The mistake made by William Morgan and his publisher David Miller, who had certainly been initiated into Masonry but never moved beyond the grade of Apprentice, was, most likely and primarily, to have not realized that the context had changed and that the timing of their undertaking was particularly ill chosen. Both men appear to have been, in the eyes of many historians, essentially motivated by the lure of immediate profit. Morgan had such a shady reputation personally that he easily inspired some distrust.
Morgan’s Masonic initiation is still a source of questions as there remains no trace of its having ever occurred. Some venture the hypothesis that he may have been received into a lodge in Canada, then would have peddled his knowledge of the rituals he had learned by heart by becoming an itinerant tutor--in return for money--in the service of the lodges. Contrary to some theories that tend to denigrate Morgan’s abilities, his intellectual capacities--his memory in any case--do not appear to be the subject of any doubt, as opposed to his ethics. He is believed to have even acquired an excellent encyclopedic mastery of the entire corpus of the Order’s rituals.
Freemasons, staggered as much by Morgan’s candor as by his greed, for that was perhaps his primary motivation, attempted to buy the manuscript. This was a wasted effort. This is the point where everything becomes complicated and the reading of the true motivations of Morgan and his publisher become unclear. If greed alone was the foundation of their undertaking, why then did they refuse to surrender the manuscript? From this point, focus was placed on questions concerning their desire to harm the Masonic Order and on possible sponsors of their plan for new divulgations.
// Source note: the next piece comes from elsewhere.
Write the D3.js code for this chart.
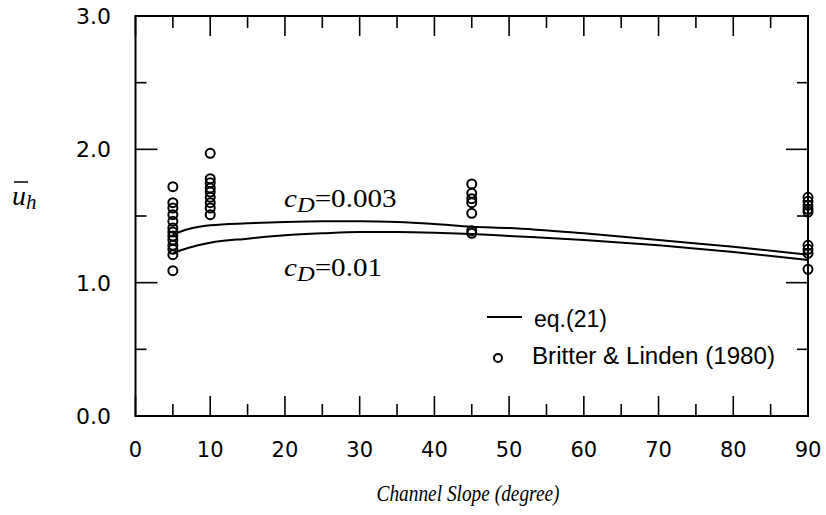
<!DOCTYPE html>
<html><head><meta charset="utf-8">
<script src="https://cdn.jsdelivr.net/npm/d3@7"></script>
<style>body{margin:0;background:#fff}</style>
</head><body><svg id="c" width="826" height="515"></svg>
<script>
const xTicks = [0,10,20,30,40,50,60,70,80,90];
const yTicks = [0.0,1.0,2.0,3.0];
const curveX = [5,7,10,15,20,25,30,35,40,45,50,60,70,80,90];
const curve003 = [1.36,1.40,1.43,1.445,1.455,1.46,1.46,1.455,1.44,1.42,1.41,1.37,1.32,1.27,1.21];
const curve001 = [1.22,1.26,1.30,1.33,1.355,1.37,1.38,1.38,1.375,1.365,1.35,1.32,1.28,1.23,1.17];
const obsSlope = [5,5,5,5,5,5,5,5,5,5,5,5,5,
  10,10,10,10,10,10,10,10,10,
  45,45,45,45,45,45,45,
  90,90,90,90,90,90,90,90,90];
const obsU = [1.72,1.60,1.56,1.51,1.46,1.41,1.38,1.35,1.32,1.28,1.25,1.21,1.09,
  1.97,1.78,1.75,1.71,1.68,1.64,1.60,1.56,1.51,
  1.74,1.67,1.63,1.60,1.52,1.39,1.37,
  1.64,1.61,1.58,1.55,1.53,1.28,1.25,1.22,1.10];

const svg = d3.select("#c");
const L=135.5, R=808, T=16, B=416;
const x = d3.scaleLinear().domain([0,90]).range([L,R]);
const y = d3.scaleLinear().domain([0,3]).range([B,T]);
const sans = "'Liberation Sans', Arial, sans-serif";
const tickFont = "'DejaVu Sans', sans-serif";
const serif = "'Liberation Serif', 'Times New Roman', serif";

// frame
svg.append("rect").attr("x",L).attr("y",T).attr("width",R-L).attr("height",B-T)
  .attr("fill","none").attr("stroke","#000").attr("stroke-width",2);

const xMin = d3.range(5,90,10);
const g = svg.append("g").attr("stroke","#000").attr("stroke-width",1.6);
xTicks.forEach(v=>{
  g.append("line").attr("x1",x(v)).attr("x2",x(v)).attr("y1",B).attr("y2",B-20);
  g.append("line").attr("x1",x(v)).attr("x2",x(v)).attr("y1",T).attr("y2",T+20);
});
xMin.forEach(v=>{
  g.append("line").attr("x1",x(v)).attr("x2",x(v)).attr("y1",B).attr("y2",B-12);
  g.append("line").attr("x1",x(v)).attr("x2",x(v)).attr("y1",T).attr("y2",T+12);
});
const yMin = [0.5,1.5,2.5];
yTicks.forEach(v=>{
  g.append("line").attr("x1",L).attr("x2",L+22).attr("y1",y(v)).attr("y2",y(v));
  g.append("line").attr("x1",R).attr("x2",R-22).attr("y1",y(v)).attr("y2",y(v));
});
yMin.forEach(v=>{
  g.append("line").attr("x1",L).attr("x2",L+11).attr("y1",y(v)).attr("y2",y(v));
  g.append("line").attr("x1",R).attr("x2",R-11).attr("y1",y(v)).attr("y2",y(v));
});

// tick labels
svg.append("g").selectAll("text").data(xTicks).join("text")
  .attr("x",d=>x(d)).attr("y",457).attr("text-anchor","middle")
  .attr("font-family",tickFont).attr("font-size",21).text(d=>d);
svg.append("g").selectAll("text").data(yTicks).join("text")
  .attr("x",111).attr("y",d=>y(d)+8).attr("text-anchor","end")
  .attr("font-family",tickFont).attr("font-size",22).text(d=>d.toFixed(1));

// axis titles
svg.append("text").attr("x",468).attr("y",501).attr("text-anchor","middle")
  .attr("font-family",serif).attr("font-style","italic").attr("font-size",24)
  .attr("textLength",183).attr("lengthAdjust","spacingAndGlyphs")
  .text("Channel Slope (degree)");
const yl = svg.append("text").attr("x",12).attr("y",205)
  .attr("font-family",serif).attr("font-style","italic").attr("font-size",28);
yl.append("tspan").text("u");
yl.append("tspan").attr("dy",4).attr("font-size",21).text("h");
svg.append("line").attr("x1",14).attr("x2",28).attr("y1",182).attr("y2",182)
  .attr("stroke","#000").attr("stroke-width",1.5);

// curves
const line = d3.line().x((d,i)=>x(curveX[i])).y(d=>y(d)).curve(d3.curveMonotoneX);
[curve003, curve001].forEach(c=>{
  svg.append("path").attr("d",line(c)).attr("fill","none")
    .attr("stroke","#000").attr("stroke-width",2);
});

// points
svg.append("g").selectAll("circle").data(obsU).join("circle")
  .attr("cx",(d,i)=>x(obsSlope[i])).attr("cy",d=>y(d)).attr("r",4.5)
  .attr("fill","none").attr("stroke","#000").attr("stroke-width",2);

// curve labels
function cdLabel(xp, yp, val){
  const t = svg.append("text").attr("transform",`translate(${xp},${yp}) scale(1.12,1)`)
    .attr("font-family",serif).attr("font-size",26);
  t.append("tspan").attr("font-style","italic").text("c");
  t.append("tspan").attr("font-style","italic").attr("dy",5).attr("font-size",22).text("D");
  t.append("tspan").attr("dy",-5).text("=" + val);
}
cdLabel(284, 207, "0.003");
cdLabel(284, 276, "0.01");

// legend
svg.append("line").attr("x1",487).attr("x2",522).attr("y1",317).attr("y2",317)
  .attr("stroke","#000").attr("stroke-width",2);
svg.append("text").attr("x",534).attr("y",327).attr("font-family",sans).attr("font-size",23).text("eq.(21)");
svg.append("circle").attr("cx",498).attr("cy",358).attr("r",4).attr("fill","none")
  .attr("stroke","#000").attr("stroke-width",2);
svg.append("text").attr("x",532).attr("y",364).attr("font-family",sans).attr("font-size",23)
  .attr("textLength",243).attr("lengthAdjust","spacingAndGlyphs").text("Britter & Linden (1980)");
</script></body></html>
The house of the publisher David Miller was set on fire several times. This is a clue that is hardly deceptive and would become a fairly legitimate source of suspicion. “Who benefits from the crime?” we could ask. Those who know America well will not be surprised by the methods applied in a society that still often carries the mark of the pioneers, accustomed to bullying those who for one reason or another are forming an obstacle to their designs. A society that knows, perhaps more than anywhere else, the primacy of violence when it involves ensuring that one’s “rights” prevail, and that, against all democratic humanist logic, defends the absolute right of gun ownership.